Si je vous dis Paris, vous pensez Roissy ou Orly. Si vous réservez Ryanair, vous atterrirez probablement à Beauvais, à près de 90 km de la Tour Eiffel. Ce choix d’aéroports secondaires n’est pas anodin et constitue un pilier essentiel du modèle économique de la compagnie.

Effectivement, Ryanair a développé une stratégie redoutable : faire payer les collectivités territoriales et les aéroports secondaires pour y établir ses lignes. Des documents budgétaires et rapports parlementaires ont révélé que sur certaines lignes régionales, la compagnie gagne davantage en subventions qu’en billets vendus. L’aéroport de Beauvais donne des subventions de plusieurs millions d’euros par an par exemple.

Ces aéroports secondaires offrent également des taxes d’atterrissage minimales, un environnement syndical plus faible et un contrôle quasi-total sur les opérations. Quand les territoires commencent à renégocier ces conditions, Ryanair n’hésite pas à menacer de fermer ses lignes, comme cela s’est produit à Pau, Nîmes ou encore Carcassonne.

Cette dépendance créée par la compagnie irlandaise place les collectivités dans une position délicate : perdre Ryanair signifie souvent perdre la viabilité économique de l’aéroport local et les emplois associés. Un levier de négociation redoutable que j’ai pu observer lors de mes séjours à Bali, où des mécanismes similaires se développent avec d’autres compagnies low-cost asiatiques.

L’optimisation extrême des coûts opérationnels

Pour maintenir ses prix cassés tout en générant plus de 2 milliards d’euros de bénéfices en 2024, Ryanair a poussé l’optimisation opérationnelle à son paroxysme. Après avoir étudié de près ce modèle pour mes clients du secteur e-commerce, j’ai identifié trois piliers fondamentaux de cette efficacité.

Au départ, la standardisation maximale de la flotte. En n’utilisant qu’un seul modèle d’avion (le Boeing 737-800 puis le MAX), Ryanair réduit drastiquement ses coûts de maintenance, de formation des pilotes et de stockage des pièces détachées. Cette approche, inspirée de Southwest Airlines, permet d’économiser plusieurs millions d’euros annuellement.

Deuxièmement, une rotation ultra-rapide des appareils. Entre deux vols, un avion Ryanair reste au sol seulement 25 minutes en moyenne, contre 45 minutes chez Air France. Cette efficacité opérationnelle permet de maximiser l’utilisation quotidienne des appareils et donc leur rentabilité.

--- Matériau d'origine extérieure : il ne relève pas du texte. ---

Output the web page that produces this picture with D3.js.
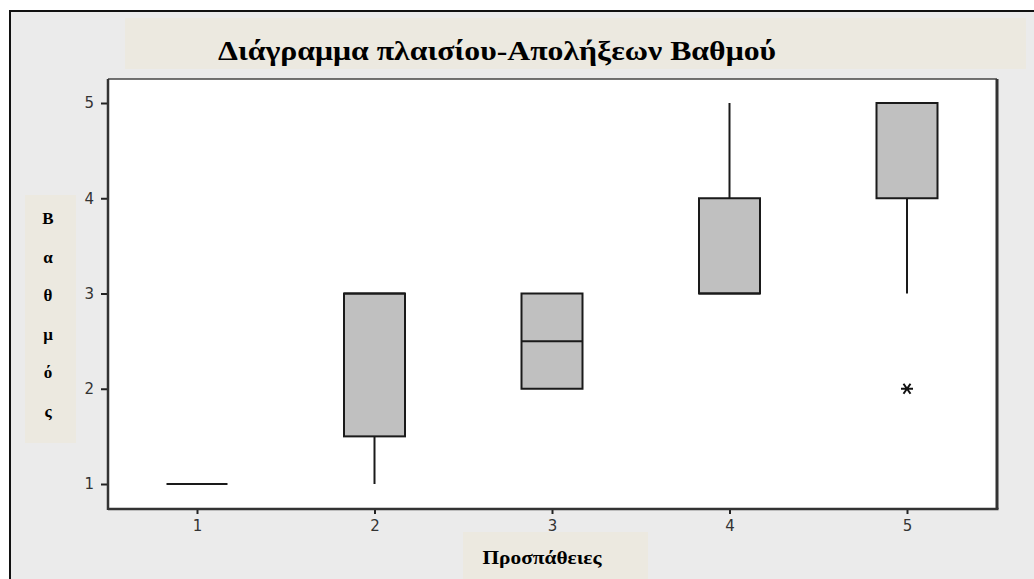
<!DOCTYPE html>
<html>
<head>
<meta charset="utf-8">
<script src="https://cdn.jsdelivr.net/npm/d3@7"></script>
<style>
  html, body { margin: 0; padding: 0; background: #ffffff; }
  svg { display: block; }
</style>
</head>
<body>
<svg id="chart" width="1034" height="579"></svg>
<script>
// Grade-ending box plot by number of attempts
const attempts = [1, 2, 3, 4, 5];
const q1Values     = [1, 1.5, 2, 3, 4];
const medianValues = [1, 3, 2.5, 3, 5];
const q3Values     = [1, 3, 3, 4, 5];
const whiskerLow   = [1, 1, 2, 3, 3];
const whiskerHigh  = [1, 3, 3, 5, 5];
const outliers     = [{ attempt: 5, value: 2 }];
const xTickLabels  = ["1", "2", "3", "4", "5"];
const yTickValues  = [1, 2, 3, 4, 5];

const titleText = "Διάγραμμα πλαισίου-Απολήξεων Βαθμού";
const xTitle = "Προσπάθειες";
const yTitle = "Βαθμός";

const svg = d3.select("#chart");
const W = 1034, H = 579;

// page frame
svg.append("rect").attr("x", 10).attr("y", 11).attr("width", W - 10).attr("height", H - 11)
  .attr("fill", "#ebebeb");
svg.append("path").attr("d", `M10,${H} L10,11 L${W},11`)
  .attr("fill", "none").attr("stroke", "#111").attr("stroke-width", 2);

// title panel
svg.append("rect").attr("x", 125).attr("y", 18).attr("width", 901).attr("height", 51)
  .attr("fill", "#ece9e0");
svg.append("text").attr("x", 497).attr("y", 60)
  .attr("text-anchor", "middle")
  .attr("font-family", "'Liberation Serif', 'Times New Roman', serif")
  .attr("font-weight", "bold").attr("font-size", 27)
  .attr("textLength", 558).attr("lengthAdjust", "spacingAndGlyphs")
  .attr("fill", "#000").text(titleText);

// plot area
const plot = { left: 108, right: 997, top: 79, bottom: 509 };
svg.append("rect").attr("x", plot.left).attr("y", plot.top)
  .attr("width", plot.right - plot.left).attr("height", plot.bottom - plot.top)
  .attr("fill", "#ffffff");

const x = d3.scaleLinear().domain([1, 5]).range([197, 907]);
const y = d3.scaleLinear().domain([1, 5]).range([484, 103]);
const boxW = 61;

const tickFont = "'DejaVu Sans', Verdana, sans-serif";

// y axis
const yAxis = svg.append("g").attr("transform", `translate(${plot.left},0)`)
  .call(d3.axisLeft(y).tickValues(yTickValues).tickFormat(d3.format("d")).tickSize(7).tickPadding(7));
yAxis.select(".domain").remove();
yAxis.selectAll(".tick line").attr("stroke", "#222").attr("stroke-width", 2);
yAxis.selectAll(".tick text").attr("font-family", tickFont).attr("font-size", 15)
  .attr("fill", "#333");

// x axis
const xAxis = svg.append("g").attr("transform", `translate(0,${plot.bottom})`)
  .call(d3.axisBottom(x).tickValues(attempts).tickFormat((d, i) => xTickLabels[i]).tickSize(5).tickPadding(6));
xAxis.select(".domain").remove();
xAxis.selectAll(".tick line").attr("stroke", "#222").attr("stroke-width", 2);
xAxis.selectAll(".tick text").attr("font-family", tickFont).attr("font-size", 15)
  .attr("fill", "#333");

// plot borders
svg.append("line").attr("x1", plot.left).attr("x2", plot.right).attr("y1", plot.top).attr("y2", plot.top)
  .attr("stroke", "#444").attr("stroke-width", 1.5);
svg.append("line").attr("x1", plot.right).attr("x2", plot.right).attr("y1", plot.top).attr("y2", plot.bottom)
  .attr("stroke", "#333").attr("stroke-width", 3);
svg.append("line").attr("x1", plot.left).attr("x2", plot.left).attr("y1", plot.top).attr("y2", plot.bottom + 1)
  .attr("stroke", "#333").attr("stroke-width", 2.5);
svg.append("line").attr("x1", plot.left).attr("x2", plot.right + 1.5).attr("y1", plot.bottom).attr("y2", plot.bottom)
  .attr("stroke", "#333").attr("stroke-width", 2.5);

// boxes
const stats = attempts.map((a, i) => ({
  a, q1: q1Values[i], med: medianValues[i], q3: q3Values[i], lo: whiskerLow[i], hi: whiskerHigh[i]
}));

const g = svg.append("g");
stats.forEach(s => {
  const cx = x(s.a);
  // whiskers
  if (s.lo < s.q1) g.append("line").attr("x1", cx).attr("x2", cx).attr("y1", y(s.q1)).attr("y2", y(s.lo))
    .attr("stroke", "#1a1a1a").attr("stroke-width", 2);
  if (s.hi > s.q3) g.append("line").attr("x1", cx).attr("x2", cx).attr("y1", y(s.q3)).attr("y2", y(s.hi))
    .attr("stroke", "#1a1a1a").attr("stroke-width", 2);
  // box
  if (s.q3 > s.q1) {
    g.append("rect").attr("x", cx - boxW / 2).attr("y", y(s.q3))
      .attr("width", boxW).attr("height", y(s.q1) - y(s.q3))
      .attr("fill", "#c0c0c0").attr("stroke", "#1a1a1a").attr("stroke-width", 2);
  }
  // median
  g.append("line").attr("x1", cx - boxW / 2).attr("x2", cx + boxW / 2)
    .attr("y1", y(s.med)).attr("y2", y(s.med))
    .attr("stroke", "#1a1a1a").attr("stroke-width", 2);
});

// outliers: six-pointed star with a horizontal bar
const starPath = "M-6,0L6,0M-3.5,-5L3.5,5M-3.5,5L3.5,-5";
g.selectAll(".outlier").data(outliers).join("path")
  .attr("class", "outlier")
  .attr("d", starPath)
  .attr("transform", d => `translate(${x(d.attempt)},${y(d.value)})`)
  .attr("fill", "none").attr("stroke", "#111").attr("stroke-width", 2);

// y title panel (stacked letters)
svg.append("rect").attr("x", 25).attr("y", 195).attr("width", 51).attr("height", 248)
  .attr("fill", "#ece9e0");
svg.append("g").selectAll("text").data(Array.from(yTitle)).join("text")
  .attr("x", 48).attr("y", (d, i) => 224 + i * 38.5)
  .attr("text-anchor", "middle")
  .attr("font-family", "'Liberation Serif', 'Times New Roman', serif")
  .attr("font-weight", "bold").attr("font-size", 17).attr("fill", "#000")
  .text(d => d);

// x title panel
svg.append("rect").attr("x", 463).attr("y", 532).attr("width", 185).attr("height", 47)
  .attr("fill", "#ece9e0");
svg.append("text").attr("x", 542).attr("y", 564)
  .attr("text-anchor", "middle")
  .attr("font-family", "'Liberation Serif', 'Times New Roman', serif")
  .attr("font-weight", "bold").attr("font-size", 19)
  .attr("textLength", 119).attr("lengthAdjust", "spacingAndGlyphs")
  .attr("fill", "#000").text(xTitle);
</script>
</body>
</html>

Troisièmement, une pression constante sur les coûts salariaux et sociaux. Le personnel est polyvalent et soumis à des objectifs de productivité très élevés. J’ai rencontré d’anciens membres d’équipage lors de mes formations à Dublin qui m’ont confirmé cette réalité : une même hôtesse peut servir des boissons, vendre des produits détaxés et nettoyer l’avion entre deux vols.

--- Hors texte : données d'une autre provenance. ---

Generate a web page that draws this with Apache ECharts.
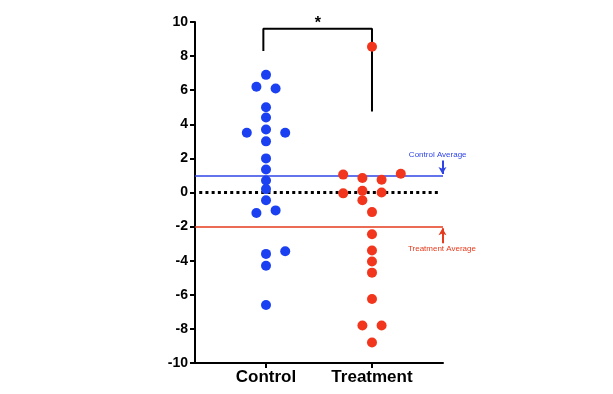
<!DOCTYPE html>
<html><head><meta charset="utf-8">
<script src="https://cdn.jsdelivr.net/npm/echarts@6/dist/echarts.min.js"></script>
<style>html,body{margin:0;padding:0;background:#fff}#c{width:613px;height:394px}</style>
</head><body><div id="c"></div>
<script>
// ---- data ----
const categories = ['Control', 'Treatment'];
const yTickValues = [-10, -8, -6, -4, -2, 0, 2, 4, 6, 8, 10];
const controlValues   = [6.9, 6.2, 6.1, 5.0, 4.4, 3.7, 3.5, 3.5, 3.0, 2.0, 1.35, 0.7, 0.2, -0.45, -1.2, -1.05, -3.6, -3.45, -4.3, -6.6];
const controlSpread   = [0, -1, 1, 0, 0, 0, -2, 2, 0, 0, 0, 0, 0, 0, -1, 1, 0, 2, 0, 0];
const treatmentValues = [8.55, 1.05, 1.1, 0.85, 0.75, -0.05, 0.1, 0.0, -0.45, -1.15, -2.45, -3.4, -4.05, -4.7, -6.25, -7.8, -7.8, -8.8];
const treatmentSpread = [0, -3, 3, -1, 1, -3, -1, 1, -1, 0, 0, 0, 0, 0, 0, -1, 1, 0];
const controlAverage = 1.0;
const treatmentAverage = -2.0;
const bracketControlEnd = 8.3;
const bracketTop = 9.6;
const bracketTreatmentEnd = 4.75;
const significanceText = '*';
const controlAvgText = 'Control Average';
const treatmentAvgText = 'Treatment Average';

// ---- presentation ----
const SPREAD_UNIT = 0.0906;
const BLUE = '#1a40f2', RED = '#f2361d';
const BLUE_LINE = '#2e44e6', RED_LINE = '#e63a1c';
const X_MIN = 0.33, X_MAX = 2.67;

function pts(vals, spread, catIdx) {
  return vals.map((v, i) => [catIdx + 1 + spread[i] * SPREAD_UNIT, v]);
}

const chart = echarts.init(document.getElementById('c'), null, {renderer: 'canvas'});
const option = {
  animation: false,
  backgroundColor: '#fff',
  grid: {left: 195, right: 170, top: 22, bottom: 31, containLabel: false},
  xAxis: {
    type: 'value', min: X_MIN, max: X_MAX,
    splitLine: {show: false},
    axisLine: {show: true, onZero: false, lineStyle: {color: '#000', width: 2}},
    axisTick: {show: true, customValues: [1, 2], length: 5, lineStyle: {color: '#000', width: 2}},
    axisLabel: {
      show: true, customValues: [1, 2], margin: 6,
      formatter: v => categories[Math.round(v) - 1] || '',
      color: '#000', fontFamily: 'Liberation Sans, Arial, sans-serif', fontWeight: 'bold', fontSize: 17
    }
  },
  yAxis: {
    type: 'value', min: -10, max: 10, interval: 2,
    splitLine: {show: false},
    axisLine: {show: true, onZero: false, lineStyle: {color: '#000', width: 2}},
    axisTick: {show: true, length: 5, lineStyle: {color: '#000', width: 2}},
    axisLabel: {
      margin: 7, color: '#000', fontFamily: 'Liberation Sans, Arial, sans-serif', fontWeight: 'bold', fontSize: 14,
      formatter: v => yTickValues.includes(v) ? String(v) : ''
    }
  },
  series: [
    {
      type: 'line', name: 'refs', data: [], silent: true, z: 1,
      markLine: {
        silent: true, animation: false, symbol: ['none', 'none'],
        label: {show: false},
        data: [
          [{coord: [0.37, 0], lineStyle: {color: '#000', width: 3, type: [3, 3.2], cap: 'butt'}}, {coord: [2.63, 0]}],
          [{coord: [X_MIN, controlAverage], lineStyle: {color: BLUE_LINE, width: 1.5, type: 'solid'}}, {coord: [X_MAX, controlAverage]}],
          [{coord: [X_MIN, treatmentAverage], lineStyle: {color: RED_LINE, width: 1.5, type: 'solid'}}, {coord: [X_MAX, treatmentAverage]}]
        ]
      }
    },
    {
      type: 'line', name: 'arrows', data: [], silent: true, z: 1,
      markLine: {
        silent: true, animation: false, symbol: ['none', 'arrow'], symbolSize: [6, 7],
        label: {show: false},
        data: [
          [{coord: [2.665, controlAverage + 0.87], lineStyle: {color: BLUE_LINE, width: 2, type: 'solid'}, itemStyle: {color: BLUE_LINE}}, {coord: [2.665, controlAverage + 0.08]}],
          [{coord: [2.665, treatmentAverage - 0.97], lineStyle: {color: RED_LINE, width: 2, type: 'solid'}, itemStyle: {color: RED_LINE}}, {coord: [2.665, treatmentAverage - 0.1]}]
        ]
      },
      markPoint: {
        silent: true, animation: false, symbol: 'circle', symbolSize: 1,
        itemStyle: {color: 'rgba(0,0,0,0)'},
        data: [
          {coord: [2.62, controlAverage + 1.2], label: {show: true, position: 'inside', formatter: controlAvgText, color: BLUE_LINE, fontSize: 8, fontFamily: 'Liberation Sans, Arial, sans-serif'}},
          {coord: [2.66, treatmentAverage - 1.32], label: {show: true, position: 'inside', formatter: treatmentAvgText, color: RED_LINE, fontSize: 8, fontFamily: 'Liberation Sans, Arial, sans-serif'}}
        ]
      }
    },
    {
      type: 'line', name: 'bracket', silent: true, z: 2,
      data: [[1 - 0.025, bracketControlEnd], [1 - 0.025, bracketTop], [2, bracketTop], [2, bracketTreatmentEnd]],
      symbol: 'none', lineStyle: {color: '#000', width: 2}, itemStyle: {color: '#000'},
      markPoint: {
        silent: true, animation: false, symbol: 'circle', symbolSize: 1,
        itemStyle: {color: 'rgba(0,0,0,0)'},
        data: [{coord: [1.49, bracketTop], label: {show: true, position: 'inside', offset: [0, -5], formatter: significanceText, color: '#000', fontSize: 16, fontWeight: 'bold', fontFamily: 'Liberation Sans, Arial, sans-serif'}}]
      }
    },
    {
      type: 'scatter', name: categories[0], data: pts(controlValues, controlSpread, 0),
      symbol: 'circle', symbolSize: 10, itemStyle: {color: BLUE, opacity: 1}, z: 5
    },
    {
      type: 'scatter', name: categories[1], data: pts(treatmentValues, treatmentSpread, 1),
      symbol: 'circle', symbolSize: 10, itemStyle: {color: RED, opacity: 1}, z: 5
    }
  ]
};
chart.setOption(option);
</script>
</body></html>
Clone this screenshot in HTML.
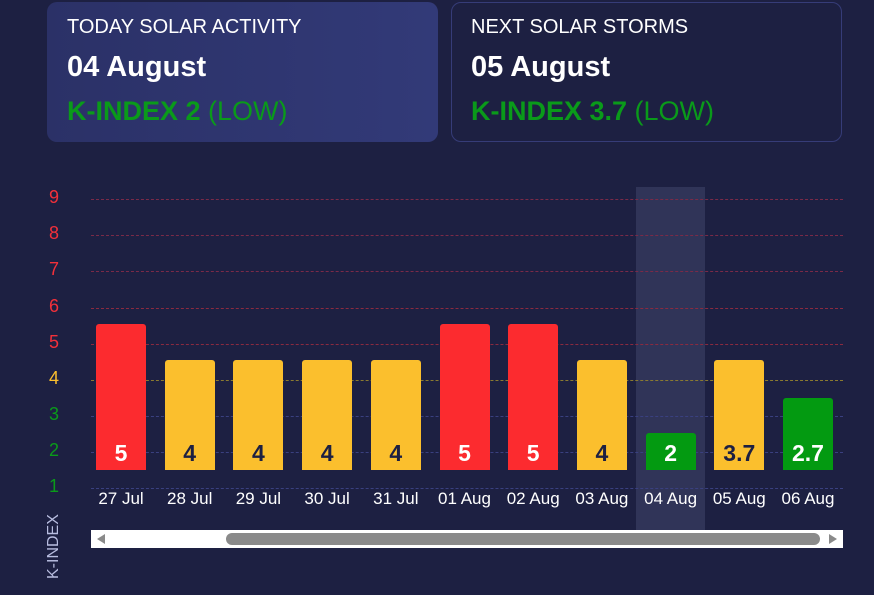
<!DOCTYPE html>
<html><head><style>
body{margin:0;width:874px;height:595px;background:#1d2042;font-family:"Liberation Sans",sans-serif;position:relative;overflow:hidden}
.card{position:absolute;top:2px;width:391px;height:140px;border-radius:10px;box-sizing:border-box;color:#fff}
.c1{left:47px;background:linear-gradient(90deg,#2b3167,#323a78)}
.c2{left:451px;border:1px solid #363c78}
.t{position:absolute;left:20px;top:14px;font-size:20px}
.d{position:absolute;left:20px;top:49px;font-size:29px;font-weight:bold}
.k{position:absolute;left:20px;top:94px;font-size:27px;color:#0a9a1a}
.c2 .t,.c2 .d,.c2 .k{left:19px;top:13px}
.c2 .d{top:48px}.c2 .k{top:93px}
.yl{position:absolute;left:46px;width:16px;text-align:center;font-size:18px}
.g{position:absolute;left:91px;width:752px;border-top:1px dashed}
.bar{position:absolute;width:50px;border-radius:3px 3px 0 0;bottom:125px}
.v{position:absolute;width:50px;top:440px;text-align:center;font-size:23px;font-weight:bold}
.x{position:absolute;width:70px;top:489px;text-align:center;font-size:17px;color:#fff}
</style></head><body>
<div class="card c1"><div class="t">TODAY SOLAR ACTIVITY</div><div class="d">04 August</div><div class="k"><b>K-INDEX 2</b> (LOW)</div></div>
<div class="card c2"><div class="t">NEXT SOLAR STORMS</div><div class="d">05 August</div><div class="k"><b>K-INDEX 3.7</b> (LOW)</div></div>
<div style="position:absolute;left:636px;top:187px;width:69px;height:343px;background:#303458"></div>
<div class="g" style="top:199px;border-color:#7a2a48"></div>
<div class="g" style="top:235px;border-color:#7a2a48"></div>
<div class="g" style="top:271px;border-color:#7a2a48"></div>
<div class="g" style="top:308px;border-color:#8a2a40"></div>
<div class="g" style="top:344px;border-color:#8a2a40"></div>
<div class="g" style="top:380px;border-color:#8a7a30"></div>
<div class="g" style="top:416px;border-color:#3a4080"></div>
<div class="g" style="top:452px;border-color:#3a4080"></div>
<div class="g" style="top:488px;border-color:#3a4080"></div>
<div class="yl" style="top:187px;color:#f2303a">9</div>
<div class="yl" style="top:223px;color:#f2303a">8</div>
<div class="yl" style="top:259px;color:#f2303a">7</div>
<div class="yl" style="top:296px;color:#f2303a">6</div>
<div class="yl" style="top:332px;color:#f2303a">5</div>
<div class="yl" style="top:368px;color:#fbbf2d">4</div>
<div class="yl" style="top:404px;color:#0a9a1a">3</div>
<div class="yl" style="top:440px;color:#0a9a1a">2</div>
<div class="yl" style="top:476px;color:#0a9a1a">1</div>
<div style="position:absolute;left:45px;top:579px;transform:rotate(-90deg);transform-origin:0 0;font-size:16px;color:#b8bde0">K-INDEX</div>
<div id="bars"></div>
<script>
var d=[[5,"27 Jul"],[4,"28 Jul"],[4,"29 Jul"],[4,"30 Jul"],[4,"31 Jul"],[5,"01 Aug"],[5,"02 Aug"],[4,"03 Aug"],[2,"04 Aug"],[3.7,"05 Aug"],[2.7,"06 Aug"]];
var h={5:146,4:110,2:37,3.7:110,2.7:72};var s="";
d.forEach(function(e,i){var x=96+i*68.7;var v=e[0];var c=v>=5?"#fc2b2f":(v>=3.5?"#fbbf2d":"#039a11");var tc=(c=="#fbbf2d")?"#1d2042":"#fff";
s+='<div class="bar" style="left:'+x+'px;height:'+h[v]+'px;background:'+c+'"></div><div class="v" style="left:'+x+'px;color:'+tc+'">'+v+'</div><div class="x" style="left:'+(x-10)+'px">'+e[1]+'</div>';});
document.getElementById("bars").innerHTML=s;
</script>
<div style="position:absolute;left:91px;top:530px;width:752px;height:18px;background:#fff"></div>
<div style="position:absolute;left:226px;top:533px;width:594px;height:12px;border-radius:6px;background:#8a8a8a"></div>
<div style="position:absolute;left:97px;top:534px;width:0;height:0;border-top:5px solid transparent;border-bottom:5px solid transparent;border-right:8px solid #8a8a8a"></div>
<div style="position:absolute;left:829px;top:534px;width:0;height:0;border-top:5px solid transparent;border-bottom:5px solid transparent;border-left:8px solid #8a8a8a"></div>
</body></html>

Cette course à l’efficacité se manifeste jusque dans les moindres détails : pas de porte-bagages inutiles, absence d’écrans individuels, sièges non inclinables et même la suppression des pochettes dans les dossiers pour gagner quelques grammes et économiser du carburant.

L’impact environnemental masqué des vols à bas prix

Derrière l’apparente démocratisation du transport aérien se cache un coût environnemental considérable. En proposant des vols à si bas prix, Ryanair a contribué à normaliser les déplacements aériens courts et fréquents à travers l’Europe, avec des conséquences écologiques significatives.

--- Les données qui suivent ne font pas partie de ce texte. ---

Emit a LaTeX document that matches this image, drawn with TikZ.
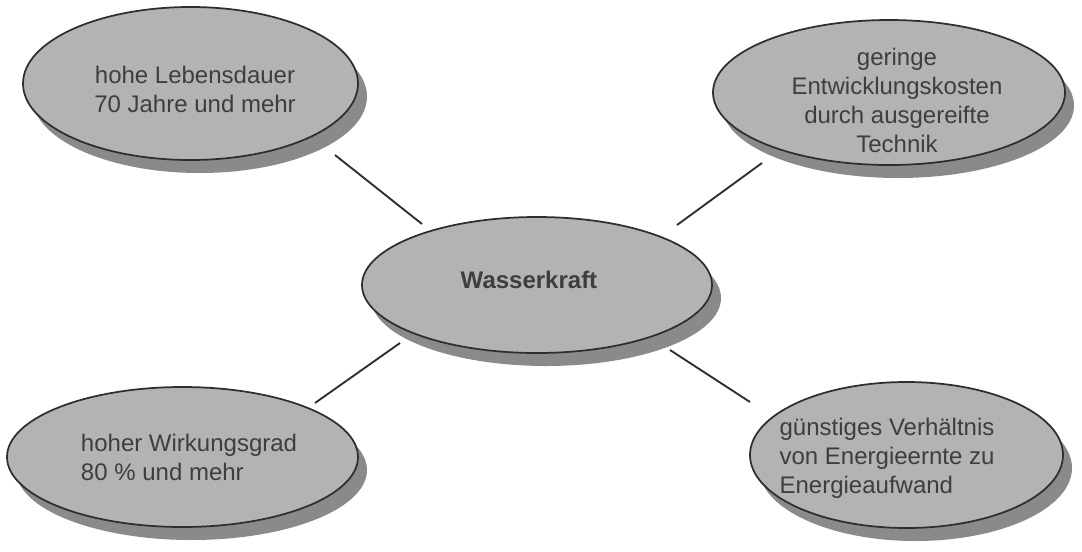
\documentclass[tikz,border=0pt]{standalone}
\usepackage{fontspec}
\setmainfont{Liberation Sans}
\usetikzlibrary{shapes.geometric,shadows}
\definecolor{bubblefill}{HTML}{B3B3B3}
\definecolor{bubbleshadow}{HTML}{8A8A8A}
\definecolor{edgecol}{HTML}{2E2E2E}
\definecolor{textcol}{HTML}{3E3E3E}
\begin{document}
\begin{tikzpicture}[x=0.75pt,y=-0.75pt,
  bubble/.style={ellipse, draw=edgecol, line width=1.3pt, fill=bubblefill, inner sep=0pt,
    drop shadow={shadow xshift=6.75pt, shadow yshift=-9.75pt, fill=bubbleshadow, opacity=1}},
  txt/.style={text=textcol, font=\fontsize{18}{21.75}\selectfont, inner sep=0pt},
  link/.style={draw=edgecol, line width=1.4pt}]
\fill[white] (0,0) rectangle (1082,551);
\useasboundingbox (0,0) rectangle (1082,551);

\node[bubble, minimum width=251.25pt, minimum height=114.75pt,
  label={[txt, align=center, xshift=3.4pt, yshift=-4.5pt]center:{hohe Lebensdauer\\70 Jahre und mehr}}]
  (n1) at (190.5,83.5) {};
\node[bubble, minimum width=264pt, minimum height=108.75pt,
  label={[txt, align=center, xshift=6pt, yshift=-5.6pt]center:{geringe\\Entwicklungskosten\\durch ausgereifte\\Technik}}]
  (n2) at (889,92.5) {};
\node[bubble, minimum width=262.5pt, minimum height=102pt,
  label={[txt, font=\fontsize{18}{21.75}\selectfont\bfseries, xshift=-6pt, yshift=3.75pt]center:{Wasserkraft}}]
  (n3) at (537,285) {};
\node[bubble, minimum width=263.25pt, minimum height=105pt,
  label={[txt, align=left, xshift=4.9pt, yshift=0pt]center:{hoher Wirkungsgrad\\80 \% und mehr}}]
  (n4) at (182.5,457) {};
\node[bubble, minimum width=234.75pt, minimum height=109.5pt,
  label={[txt, align=left, xshift=-14.6pt, yshift=-2.25pt]center:{günstiges Verhältnis\\von Energieernte zu\\Energieaufwand}}]
  (n5) at (906.5,455) {};

\coordinate (c1a) at (335,155);
\coordinate (c1b) at (422,224);
\coordinate (c2a) at (762,163);
\coordinate (c2b) at (677,225);
\coordinate (c3a) at (400,343);
\coordinate (c3b) at (315,403);
\coordinate (c4a) at (670,350);
\coordinate (c4b) at (750,402);
\draw[link] (c1a) -- (c1b);
\draw[link] (c2a) -- (c2b);
\draw[link] (c3a) -- (c3b);
\draw[link] (c4a) -- (c4b);
\end{tikzpicture}
\end{document}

En analysant l’impact carbone de mes propres déplacements professionnels, j’ai été frappé par un paradoxe : bien que Ryanair opère l’une des flottes les plus récentes et théoriquement efficientes d’Europe, son modèle économique encourage une multiplication des trajets qui annule ces bénéfices environnementaux.

En 2023, l’aviation a représenté 2,5% des émissions mondiales de CO2, mais avec un impact réchauffant total estimé à environ 5% en incluant les autres effets atmosphériques. Les vols courts, typiques du modèle Ryanair, sont particulièrement problématiques car la phase de décollage et d’atterrissage consomme proportionnellement plus de carburant.

La tarification ultra-basse transforme l’avion en moyen de transport banal, parfois moins cher qu’un trajet en train sur la même distance. Cette distorsion économique a des conséquences durables sur nos habitudes de mobilité et notre perception des distances.

Le défi pour l’avenir sera de trouver un équilibre entre accessibilité du transport aérien et responsabilité environnementale. Dans mes stratégies de growth hacking pour startups, je recommande désormais systématiquement d’intégrer cette dimension éthique qui devient un facteur de différenciation important aux yeux des consommateurs.